Editor’s Note: On October 9, 2016, Charles and Fabiola Gerken of Logan, Ohio, set-up a blind on the end of an agricultural field to try to take a buck. They waited for daylight to arrive in the very-cold weather.
“My husband fell asleep, and when I tried to wake my husband up, he was so sound asleep he couldn’t wake up,” Fabiola recalls. “The buck was less than 3 feet from me, so, I just shot him.” Here’s what had happened. Charles Gerken decided to take his wife Fabiola on a deer hunt on some of his family’s land in Ohio. Although Fabiola had been hunting about 17 years, this hunt was her first with a crossbow. “I shoot a longbow, but my longbow is only rated at 32 pounds, which isn’t enough poundage for hunting deer,” Fabiola says. “So, Charles loaned me his crossbow to use.” Charles told Fabiola, “Go to sleep. I’ll wake you up if I see a deer.”
Once Fabiola woke up, daylight already had arrived, and she spotted several bucks – out of range of the crossbow – coming down a hill toward the agricultural field. Later she saw another buck move out from behind a garage and walk down a small fencerow to move out into the agricultural field to feed. Fabiola excitedly explains, “I couldn’t believe how big that buck that looked straight at me and stared for quite a while was. He couldn’t seem to tell what our blind was, but he recognized something that hadn’t been there the previous day. I looked to the other side of the blind where Charles was sitting and spotted another nice buck 20 yards from the blind that broke and ran back to the woods as soon as he saw the blind. The next morning I knew exactly where we needed to hunt – in that little fencerow of bushes where I’d seen the big buck.”

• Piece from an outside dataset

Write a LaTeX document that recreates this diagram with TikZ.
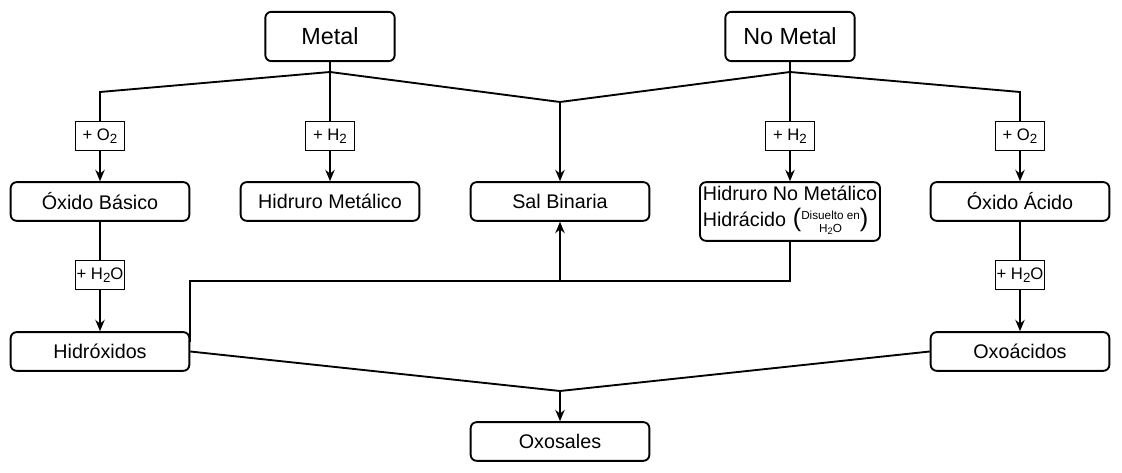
\documentclass[tikz,border=0pt]{standalone}
\usepackage{fontspec}
\setmainfont{Liberation Sans}
\usetikzlibrary{arrows.meta}
\newcommand{\chemsub}[1]{\raisebox{-0.35ex}{\scalebox{0.8}{#1}}}
\begin{document}
\begin{tikzpicture}[x=0.75pt, y=-0.75pt,
  compound/.style={draw, rounded corners=4.5pt, line width=1.4pt, minimum width=134pt, minimum height=29pt, font=\fontsize{14.8}{16}\selectfont, inner sep=1pt},
  element/.style={compound, minimum width=97pt, minimum height=37pt, font=\fontsize{17.5}{20}\selectfont},
  reagent/.style={draw, fill=white, line width=1pt, minimum width=37pt, minimum height=22pt, font=\fontsize{12.5}{14}\selectfont, inner sep=1pt},
  flow/.style={line width=1.4pt, -{Stealth[length=8.5pt, width=7pt]}},
  link/.style={line width=1.4pt}]

  \useasboundingbox (0,0) rectangle (1122,473);

  % elements
  \draw (330,36.5) node[element] (metal) {Metal};
  \draw (790,36.5) node[element] (nometal) {No Metal};

  % compounds
  \draw (100,201.5) node[compound] (obasico) {Óxido Básico};
  \draw (330,201.5) node[compound] (hmetalico) {Hidruro Metálico};
  \draw (560,201.5) node[compound] (salbin) {Sal Binaria};
  \draw (790,211.5) node[compound, minimum width=135pt, minimum height=44pt, inner xsep=0pt, align=left] (hnometal)
    {Hidruro No Metálico\\[3pt]Hidrácido\hspace{5pt}{\fontsize{19}{19}\selectfont(}{\fontsize{8.8}{10}\selectfont\begin{tabular}{@{}c@{}}Disuelto en\\H\chemsub{2}O\end{tabular}}{\fontsize{19}{19}\selectfont)}};
  \draw (1020,201.5) node[compound] (oacido) {Óxido Ácido};
  \draw (100,351.5) node[compound] (hidroxidos) {Hidróxidos};
  \draw (1020,351.5) node[compound] (oxoacidos) {Oxoácidos};
  \draw (560,441.5) node[compound] (oxosales) {Oxosales};

  % junctions
  \coordinate (jm) at (330,72);
  \coordinate (jn) at (790,72);
  \coordinate (jl) at (100,92);
  \coordinate (jr) at (1020,92);
  \coordinate (jsal) at (560,102);
  \coordinate (jhn) at (790,281);
  \coordinate (js) at (560,281);
  \coordinate (jox) at (560,391);

  % connectors
  \draw[link] (metal) -- (jm);
  \draw[flow] (jm) -- (jl) -- (obasico);
  \draw[flow] (jm) -- (hmetalico);
  \draw[flow] (jm) -- (jsal) -- (salbin);
  \draw[link] (nometal) -- (jn);
  \draw[link] (jn) -- (jsal);
  \draw[flow] (jn) -- (hnometal);
  \draw[flow] (jn) -- (jr) -- (oacido);
  \draw[flow] (obasico) -- (hidroxidos);
  \draw[flow] (oacido) -- (oxoacidos);
  \draw[link] ([yshift=7pt]hidroxidos.east) |- (jhn) -- (hnometal);
  \draw[flow] (js) -- (salbin);
  \draw[link] (hidroxidos.east) -- (jox);
  \draw[link] (oxoacidos.west) -- (jox);
  \draw[flow] (jox) -- (oxosales);

  % reagents
  \draw (100,136) node[reagent] (ro1) {+ O\chemsub{2}};
  \draw (330,136) node[reagent] (rh1) {+ H\chemsub{2}};
  \draw (790,136) node[reagent] (rh2) {+ H\chemsub{2}};
  \draw (1020,136) node[reagent] (ro2) {+ O\chemsub{2}};
  \draw (100,275) node[reagent] (rw1) {+ H\chemsub{2}O};
  \draw (1020,275) node[reagent] (rw2) {+ H\chemsub{2}O};

\end{tikzpicture}
\end{document}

The next morning Fabiola and Charles set-up their blind with two chairs on the opposite side of the fencerow below the bushes on the hill from where the buck had walked earlier. Charles suggested Fabiola take a nap until daylight, but she told him, “I’m not going to sleep. I’m too nervous, because I know that buck will show-up this morning.” Charles laughed at her, since he didn’t have nearly the confidence she had that the big buck would come out from behind the garage at the back of the blind and walk down the fencerow bushes. He leaned back in his chair and went to sleep.
Once daylight arrived, Fabiola looked for the big buck and spotted two other bucks on her left, coming toward Charles’ side of the blind. Although Fabiola once again tried to wake Charles up, she couldn’t. Turning her head back to look in the direction from where the big buck should come, she soon saw his huge body and big rack. “When I saw that huge buck, I became very calm,” Fabiola reports. “I put my knee up to rest the crossbow on and looked into the red dot scope.”
The buck walked down the fencerow in front of the Gerkens’ blind and stopped in front of Fabiola. “The buck was only 3 feet away and a little above me,” Fabiola explains. “I saw his body but not his rack, as he looked away from me and moved on the other side of the bushes, until he stopped in a small opening. If he had looked in my direction, he easily could have spotted me. However, the buck gave me plenty of time to think, steady my crossbow and put the red dot in my scope right on his heart. I had an apple in my pocket, and I believe that apple scent covered my human odor and may have lured the buck in closer.”
Fabiola’s arrow hit the deer, the buck bolted and ran, and Charles woke up. Fabiola told Charles she thought she’d hit the buck that ran about 10-15 yards before going down. Fabiola nocked another arrow and prepared to take a second shot to make sure the buck was down for good. Fully awake by now, Charles asked Fabiola what she was doing. Fabiola announced, “I’m going to shoot that buck again.” However, Charles told her not to shoot because the buck wasn’t going anywhere. Fabiola sat down.
While still in the blind, the Gerkens saw two more bucks, and Fabiola prepared for a shot, telling Charles, “I’m going to shoot another buck.” Charles smiled and said, “No. You can’t shoot another buck.” Disappointed, Fabiola got comfortable in her chair and then waited with Charles for 1/2-hour before coming out of the blind.
However, Fabiola realized if she’d awakened Charles, and he’d shot one of the other two bucks on his side of the blind, Deafy was so close to their blind that he would have spooked. Then she’d never have been able to get off the shot. “We took Deafy’s head to the taxidermist,” Fabiola reports. “I brought the antlers home to show some of our friends. Then I took the antlers back to the taxidermist.”
Fabiola Gerken’s Deafy irregular-racked buck was taken on October 9, 2016, in Hocking County, Ohio with a crossbow.